With our own tedious era sadly devoid of contraband pharaoh goo, Bland's alleged crime spree seemed about as interesting a subject as a writer-especially a writer with his own lifelong love of maps-could hope to find. I began to look into the caper and discovered that it was even more extensive than was originally reported. According to the FBI, Bland had stolen maps from at least seventeen libraries across the United States and two in Canada. He was, it turned out, the Al Capone of cartography, the greatest American map thief in history
I took the story to my editors at Outside, who found the case deliciously offbeat and assigned a lengthy feature on Mr. Bland. I thought I would finish it in six weeks. But when it finally appeared in the June 1997 issue, I had worked on it for more than a year-and my labors had only just begun. By the time I completed research on this book, the investigation had consumed four years of my life.

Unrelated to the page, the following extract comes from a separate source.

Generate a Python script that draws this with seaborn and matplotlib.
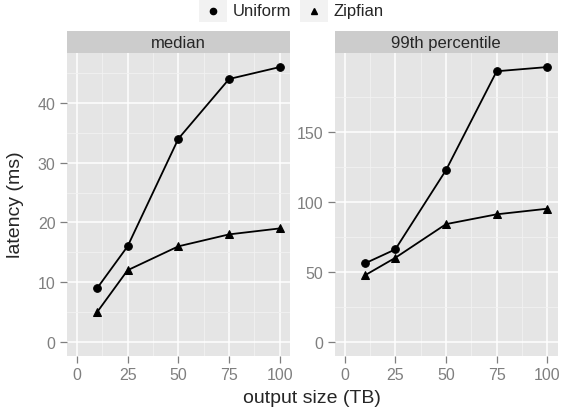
import numpy as np
import pandas as pd
import seaborn as sns
import matplotlib.pyplot as plt
from matplotlib.lines import Line2D
from matplotlib.patches import Rectangle

# --- data ---
SIZES = [10, 25, 50, 75, 100]
MEDIAN_UNIFORM = [9, 16, 34, 44, 46]
MEDIAN_ZIPFIAN = [5, 12, 16, 18, 19]
P99_UNIFORM = [56, 66, 122.5, 193, 196]
P99_ZIPFIAN = [47.5, 60, 84, 91, 95]

PANELS = ["median", "99th percentile"]
DISTS = ["Uniform", "Zipfian"]
X_TICKS = [0, 25, 50, 75, 100]
Y_TICKS = [[0, 10, 20, 30, 40], [0, 50, 100, 150]]

rows = []
for panel, uni, zipf in [(PANELS[0], MEDIAN_UNIFORM, MEDIAN_ZIPFIAN),
                         (PANELS[1], P99_UNIFORM, P99_ZIPFIAN)]:
    for s, u, z in zip(SIZES, uni, zipf):
        rows.append((panel, "Uniform", s, u))
        rows.append((panel, "Zipfian", s, z))
df = pd.DataFrame(rows, columns=["stat", "dist", "size", "latency"])

sns.set_style("white")
plt.rcParams["font.family"] = ["Liberation Sans", "DejaVu Sans"]

W, H = 563, 414
fig = plt.figure(figsize=(W / 100, H / 100), dpi=100)

def px(x0, y0, x1, y1):
    # pixel box -> figure fraction [left, bottom, width, height]
    return [x0 / W, 1 - y1 / H, (x1 - x0) / W, (y1 - y0) / H]

panel_boxes = [(66.7, 54.3, 290, 356.7), (334.5, 54.3, 557.5, 356.7)]
strip_top = 32.3
grey_txt = "#7F7F7F"

for i, panel in enumerate(PANELS):
    x0, y0, x1, y1 = panel_boxes[i]
    ax = fig.add_axes(px(x0, y0, x1, y1))
    ax.set_facecolor("#E5E5E5")
    sub = df[df["stat"] == panel]
    sns.lineplot(data=sub, x="size", y="latency", style="dist", style_order=DISTS,
                 markers={"Uniform": "o", "Zipfian": "^"}, dashes=False,
                 color="black", lw=1.3, markersize=5.5, markeredgecolor="black",
                 legend=False, ax=ax)

    ymax = sub["latency"].max()
    ax.set_xlim(-5, 105)
    ax.set_ylim(-0.05 * ymax, 1.05 * ymax)
    ax.set_xticks(X_TICKS)
    ax.set_yticks(Y_TICKS[i])
    ax.set_xticks([12.5, 37.5, 62.5, 87.5], minor=True)
    yt = Y_TICKS[i]
    step = yt[1] - yt[0]
    ax.set_yticks([t + step / 2 for t in yt], minor=True)
    ax.grid(True, which="major", color="white", lw=1.1)
    ax.grid(True, which="minor", color="#F2F2F2", lw=0.6)
    ax.set_axisbelow(True)
    for sp in ax.spines.values():
        sp.set_visible(False)
    ax.tick_params(which="major", length=5, width=0.9, color=grey_txt,
                   labelcolor=grey_txt, labelsize=11.5, pad=3,
                   bottom=True, left=True)
    ax.tick_params(which="minor", length=0)
    ax.set_xlabel("")
    ax.set_ylabel("")

    # facet strip
    sax = fig.add_axes(px(x0, strip_top, x1, y0))
    sax.set_facecolor("#CCCCCC")
    sax.set_xticks([])
    sax.set_yticks([])
    for sp in sax.spines.values():
        sp.set_visible(False)
    sax.text(0.5, 0.5, panel, ha="center", va="center", fontsize=12,
             transform=sax.transAxes)

fig.text(312 / W, 1 - 399 / H, "output size (TB)", ha="center", va="center", fontsize=14)
fig.text(16 / W, 1 - 205 / H, "latency (ms)", ha="center", va="center",
         rotation=90, fontsize=14)

# legend on top
keys = [(199, "Uniform", "o", 233), (300, "Zipfian", "^", 334)]
for kx, label, mk, tx in keys:
    fig.patches.append(Rectangle((kx / W, 1 - 23 / H), 27.7 / W, 23 / H,
                                 transform=fig.transFigure, facecolor="#F2F2F2",
                                 edgecolor="none"))
    fig.lines.append(Line2D([(kx + 13.8) / W], [1 - 11.5 / H], marker=mk,
                            color="black", markersize=4.5, linestyle="none",
                            transform=fig.transFigure))
    fig.text(tx / W, 1 - 11.5 / H, label, ha="left", va="center", fontsize=12)

plt.savefig("out.png", dpi=100)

Bland proved to be an extremely enigmatic and unwilling subject and, despite it all, a fascinating one. He was a chameleon. He changed careers and families without looking back; when a daughter from his first marriage asked him for help with buying a car, he refused, saying, "You're a stranger." He could seem to switch age before your eyes, appearing worldweary one minute and boyish the next. Medium height, medium weight, middle-aged, middle everything-he was a cipher, a blank slate; in cartographic terms, terra incognita. He was Bland: "1. Characterized by a moderate, undisturbing, or tranquil quality. 2. Lacking distinctive character."
Because he turned down all my requests to interview him, both for the article and, later, for this book-I was forced to build my profile the slow, hard way: visiting the places he worked and lived; walking through crime scenes; talking to family members, friends, business associates, and victims; methodically piecing together his past through criminal records, court documents, military files, computer databases, and other sources of public record. The more snooping I did, the more I began to see my quest for information as similar to that of the Houtman brothers, and my attempts to make sense of it like the task faced by Mercator. Filling in a life, it turned out, was like filling in a map, and my search for Gilbert Bland soon transformed from an investigation into an adventure. Along the way, I happened upon a curious subculture made up of map historians, map librarians, map dealers, and map collectors-all gripped by an obsession both surreal and sublime. Like the explorers of old, I found myself heading farther and farther into strange waters, never quite sure if I had found what I was looking for, but endlessly filled with bemusement and wonder.